5. Chose server from where you are [USA-Global-China-Europe]


----------



## colcwboy

ASUS does not have this board on there site for any support.


----------



## grimx133

That's because Asus only has drivers and bios and such for it's stand alone products. You are using an OEM board and all support is from the manufacturer.

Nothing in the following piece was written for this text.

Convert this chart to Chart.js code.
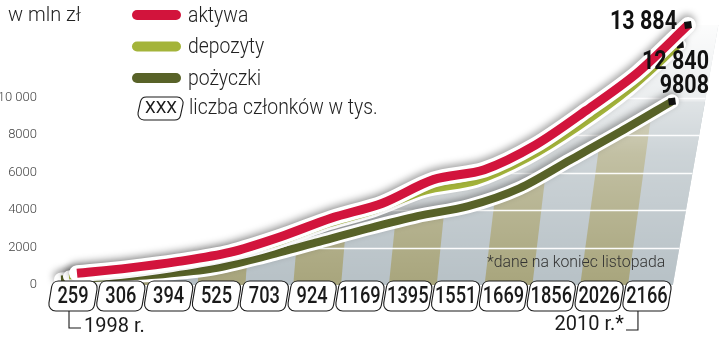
<!DOCTYPE html>
<html lang="pl">
<head>
<meta charset="utf-8">
<title>SKOK - aktywa, depozyty, pożyczki</title>
<script src="https://cdn.jsdelivr.net/npm/chart.js@4.4.1/dist/chart.umd.min.js"></script>
<style>
    html, body { margin: 0; padding: 0; background: #fff; }
    #wrap { width: 720px; height: 339px; position: relative; }
</style>
</head>
<body>
<div id="wrap"><canvas id="chart" width="720" height="339"></canvas></div>
<script>
// --- Data ---
const years = [1998, 1999, 2000, 2001, 2002, 2003, 2004, 2005, 2006, 2007, 2008, 2009, 2010];
const members = [259, 306, 394, 525, 703, 924, 1169, 1395, 1551, 1669, 1856, 2026, 2166];
const aktywa = [630, 900, 1260, 1740, 2580, 3580, 4370, 5630, 6160, 7470, 9320, 11320, 13884];
const depozyty = [450, 640, 1000, 1470, 2150, 3150, 3950, 4990, 5510, 6720, 8400, 10390, 12840];
const pozyczki = [300, 420, 580, 890, 1530, 2260, 3000, 3680, 4210, 5160, 6680, 8210, 9808];
const yTicks = [0, 2000, 4000, 6000, 8000, 10000];
const yTickLabels = ['0', '2000', '4000', '6000', '8000', '10 000'];
const endLabels = ['13 884', '12 840', '9808'];
const seriesNames = ['aktywa', 'depozyty', 'pożyczki'];
const colors = ['#d2143c', '#a4b43a', '#586228'];

const FONT = 'Roboto, "Open Sans", sans-serif';

// --- Helpers ---
const pts = arr => years.map((yr, i) => ({ x: yr, y: arr[i] }));
const lastOnly = r => years.map((_, i) => (i === years.length - 1 ? r : 0));

// follow the same bezier path Chart.js uses for a line
const trace = (ctx, els) => {
    ctx.lineTo(els[0].x, els[0].y);
    for (let i = 1; i < els.length; i++) {
        const a = els[i - 1], b = els[i];
        ctx.bezierCurveTo(a.cp2x, a.cp2y, b.cp1x, b.cp1y, b.x, b.y);
    }
};

const text = (ctx, str, x, y, font, color, align = 'left', sx = 1) => {
    ctx.save();
    ctx.font = font;
    ctx.fillStyle = color;
    ctx.textAlign = align;
    ctx.textBaseline = 'middle';
    ctx.translate(x, y);
    ctx.scale(sx, 1);
    ctx.fillText(str, 0, 0);
    ctx.restore();
};

// slanted tag with rounded corners (member-count boxes)
const tag = (ctx, x0, x1, top, h, skew, r) => {
    const p = [
        [x0 + skew, top], [x1 + skew, top],
        [x1 - skew, top + h], [x0 - skew, top + h]
    ];
    ctx.beginPath();
    ctx.moveTo((p[0][0] + p[1][0]) / 2, top);
    for (let i = 1; i <= 4; i++) {
        const c = p[i % 4], n = p[(i + 1) % 4];
        ctx.arcTo(c[0], c[1], n[0], n[1], r);
    }
    ctx.closePath();
    ctx.fillStyle = '#fff';
    ctx.fill();
    ctx.strokeStyle = '#1a1a1a';
    ctx.lineWidth = 1.1;
    ctx.stroke();
};

// --- Background wall with stripes + grid ---
const backdrop = {
    id: 'backdrop',
    beforeDatasetsDraw(chart) {
        const { ctx, chartArea, scales } = chart;
        const yS = scales.y, xB = scales.xB;
        const base = yS.getPixelForValue(0);
        const top = chartArea.top;
        const akt = chart.getDatasetMeta(0).data;
        const poz = chart.getDatasetMeta(4).data;
        const edgeX = y => xB.getPixelForValue(12.5) + 2 + 0.175 * (base - y);
        const left = chartArea.left + 3;

        const region = els => {
            ctx.beginPath();
            ctx.moveTo(left, base);
            trace(ctx, els);
            const e = els[els.length - 1];
            ctx.lineTo(edgeX(e.y), e.y);
            ctx.lineTo(edgeX(base), base);
            ctx.closePath();
        };

        ctx.save();
        region(akt);
        ctx.fillStyle = '#cfd5d8';
        ctx.fill();

        // stripes under the loans line
        ctx.save();
        region(poz);
        ctx.clip();
        ctx.fillStyle = '#b7c1c6';
        ctx.fillRect(chartArea.left, top, chartArea.width, base - top);
        ctx.fillStyle = '#a8a57c';
        const h = base - top;
        for (let i = 1; i < members.length; i += 2) {
            const x0 = xB.getPixelForValue(i - 0.5) + 5;
            const x1 = xB.getPixelForValue(i + 0.5) + 5;
            const k = 0.04 + 0.12 * (x0 - chartArea.left) / chartArea.width;
            ctx.beginPath();
            ctx.moveTo(x0, base);
            ctx.lineTo(x1, base);
            ctx.lineTo(x1 + k * h, top);
            ctx.lineTo(x0 + k * h, top);
            ctx.closePath();
            ctx.fill();
        }
        ctx.restore();

        // fade to white towards the top
        region(akt);
        ctx.clip();
        const g = ctx.createLinearGradient(0, base, 0, top + 10);
        g.addColorStop(0, 'rgba(255,255,255,0)');
        g.addColorStop(0.5, 'rgba(255,255,255,0.3)');
        g.addColorStop(1, 'rgba(255,255,255,0.95)');
        ctx.fillStyle = g;
        ctx.fillRect(chartArea.left, top, chartArea.width + 20, base - top);

        // white grid lines
        ctx.strokeStyle = 'rgba(255,255,255,0.95)';
        ctx.lineWidth = 1.5;
        yTicks.filter(v => v > 0).forEach(v => {
            const y = Math.round(yS.getPixelForValue(v)) + 0.5;
            ctx.beginPath();
            ctx.moveTo(chartArea.left, y);
            ctx.lineTo(chartArea.right + 10, y);
            ctx.stroke();
        });
        ctx.restore();
    }
};

// --- Soft shadow under white outlines ---
const lineShadow = {
    id: 'lineShadow',
    beforeDatasetDraw(chart, args) {
        if (!chart.data.datasets[args.index].outline) return;
        const ctx = chart.ctx;
        ctx.save();
        ctx.shadowColor = 'rgba(0,0,0,0.35)';
        ctx.shadowBlur = 7;
        ctx.shadowOffsetX = -1;
        ctx.shadowOffsetY = -3;
    },
    afterDatasetDraw(chart, args) {
        if (chart.data.datasets[args.index].outline) chart.ctx.restore();
    }
};

// --- Boxes, legend, labels ---
const annotations = {
    id: 'annotations',
    afterDatasetsDraw(chart) {
        const { ctx, scales } = chart;
        const xB = scales.xB;
        const boxTop = 281, boxH = 30;

        // member-count boxes
        members.forEach((m, i) => {
            const x0 = xB.getPixelForValue(i - 0.5);
            const x1 = xB.getPixelForValue(i + 0.5);
            tag(ctx, x0 + 1, x1 - 1, boxTop, boxH, 2.5, 7);
            text(ctx, String(m), (x0 + x1) / 2, boxTop + boxH / 2 + 1, `500 24px ${FONT}`, '#1a1a1a', 'center', 0.76);
        });

        // year brackets
        const first = xB.getPixelForValue(0) - 4;
        const last = xB.getPixelForValue(members.length - 1) - 9;
        ctx.save();
        ctx.strokeStyle = '#1a1a1a';
        ctx.lineWidth = 1.1;
        ctx.beginPath();
        ctx.moveTo(first, boxTop + boxH);
        ctx.lineTo(first, 328);
        ctx.lineTo(first + 12, 328);
        ctx.moveTo(last, boxTop + boxH);
        ctx.lineTo(last, 330);
        ctx.lineTo(last - 12, 330);
        ctx.stroke();
        ctx.restore();
        text(ctx, years[0] + ' r.', first + 15, 327, `400 20px ${FONT}`, '#1a1a1a', 'left', 1);
        text(ctx, years[years.length - 1] + ' r.*', last - 14, 325, `400 20px ${FONT}`, '#1a1a1a', 'right', 1);

        // end values
        const ends = [0, 2, 4].map(d => {
            const els = chart.getDatasetMeta(d).data;
            return els[els.length - 1];
        });
        text(ctx, endLabels[0], ends[0].x - 11, ends[0].y - 2, `700 25px ${FONT}`, '#111', 'right', 0.86);
        text(ctx, endLabels[1], ends[1].x + 29, ends[1].y + 18, `700 25px ${FONT}`, '#111', 'right', 0.86);
        text(ctx, endLabels[2], ends[2].x + 37, ends[2].y - 15, `700 25px ${FONT}`, '#111', 'right', 0.86);

        // unit + legend
        text(ctx, 'w mln zł', 8, 16, `300 20px ${FONT}`, '#222', 'left', 1);
        ctx.save();
        ctx.lineCap = 'round';
        ctx.lineWidth = 10;
        seriesNames.forEach((name, i) => {
            const y = 15 + i * 31.5;
            ctx.strokeStyle = colors[i];
            ctx.beginPath();
            ctx.moveTo(137, y);
            ctx.lineTo(176, y);
            ctx.stroke();
            text(ctx, name, 188, y + 1, `300 22px ${FONT}`, '#222', 'left', 0.88);
        });
        ctx.restore();
        tag(ctx, 139, 182, 97, 23, 2.5, 6);
        text(ctx, 'XXX', 161, 109, `400 17px ${FONT}`, '#1a1a1a', 'center', 1);
        text(ctx, 'liczba członków w tys.', 189, 108, `300 22px ${FONT}`, '#222', 'left', 0.88);

        // footnote
        text(ctx, '*dane na koniec listopada', 487, 263, `300 17px ${FONT}`, '#333', 'left', 0.93);
    }
};

// --- Chart ---
const lineSet = (arr, axis, color, width, order) => ({
    data: pts(arr),
    xAxisID: axis,
    borderColor: color,
    borderWidth: width,
    borderJoinStyle: 'round',
    tension: 0.3,
    pointRadius: lastOnly(5),
    pointStyle: 'rect',
    pointRotation: -8,
    pointBackgroundColor: '#111',
    pointBorderWidth: 0,
    clip: false,
    order
});
const outlineSet = (arr, axis, width, order) => ({
    data: pts(arr),
    xAxisID: axis,
    borderColor: '#fff',
    borderWidth: width,
    borderCapStyle: 'round',
    borderJoinStyle: 'round',
    tension: 0.3,
    pointRadius: 0,
    clip: false,
    outline: true,
    order
});

new Chart(document.getElementById('chart'), {
    type: 'line',
    data: {
        datasets: [
            lineSet(aktywa, 'xA', colors[0], 9, 0),
            outlineSet(aktywa, 'xA', 16, 1),
            lineSet(depozyty, 'xD', colors[1], 6, 2),
            outlineSet(depozyty, 'xD', 12, 3),
            lineSet(pozyczki, 'xP', colors[2], 8, 4),
            outlineSet(pozyczki, 'xP', 14, 5)
        ]
    },
    options: {
        responsive: false,
        animation: false,
        layout: { padding: { top: 8, bottom: 54, left: 0, right: 10 } },
        plugins: { legend: { display: false }, tooltip: { enabled: false } },
        scales: {
            xA: { type: 'linear', display: false, min: 1997.47, max: 2010.432 },
            xD: { type: 'linear', display: false, min: 1997.627, max: 2010.589 },
            xP: { type: 'linear', display: false, min: 1997.784, max: 2010.746 },
            xB: { type: 'linear', display: false, min: -0.481, max: 13.318 },
            y: {
                min: 0,
                max: 14540,
                position: 'left',
                afterFit: axis => { axis.width = 50; },
                afterBuildTicks: axis => { axis.ticks = yTicks.map(v => ({ value: v })); },
                ticks: {
                    padding: 5,
                    color: '#444',
                    font: { family: FONT, size: 13, weight: '300' },
                    callback: v => yTickLabels[yTicks.indexOf(v)]
                },
                grid: { display: false },
                border: { display: false }
            }
        }
    },
    plugins: [backdrop, lineShadow, annotations]
});
</script>
</body>
</html>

Search that site for your model number, not motherboard model and you should find your drivers.


----------



## wiwelise

This board is made by Asus for Compaq/HP.
Got to the site op HP
http://h10025.www1.hp.com/ewfrf/wc/softwareList?os=228&lc=en&dlc=nl&cc=nl&lang=nl&product=1154492

and give the model of HP:
HP Mediacenter M7257C

That will do!


----------



## Rockfella

Are you sure that the ASUS mobo for this Compaq Desktop Model has will work with the same drivers???
ASUS: P5LP-LE (leonite2)
:normal:


wiwelise said:


> This board is made by Asus for Compaq/HP.
> Got to the site op HP
> http://h10025.www1.hp.com/ewfrf/wc/softwareList?os=228&lc=en&dlc=nl&cc=nl&lang=nl&product=1154492
> 
> and give the model of HP:
> HP Mediacenter M7257C
> 
> That will do!


----------



## Rockfella

These worked without a hitch!
Chipset -
http://downloadcenter.intel.com/Detail_Desc.aspx?agr=Y&DwnldID=18052&ProdId=2115&lang=eng

LAN -
http://downloadcenter.intel.com/Detail_Desc.aspx?agr=Y&DwnldID=17906&ProdId=999&lang=eng

Audio - 
http://downloads.guru3d.com/Realtek-HD-Audio-2.35-Driver-download-2408.html

Video -
http://downloadcenter.intel.com/Detail_Desc.aspx?agr=Y&DwnldID=16835&ProdId=2115&lang=eng

:wave:


wiwelise said:


> This board is made by Asus for Compaq/HP.
> Got to the site op HP
> http://h10025.www1.hp.com/ewfrf/wc/softwareList?os=228&lc=en&dlc=nl&cc=nl&lang=nl&product=1154492
> 
> and give the model of HP:
> HP Mediacenter M7257C
> 
> That will do!


----------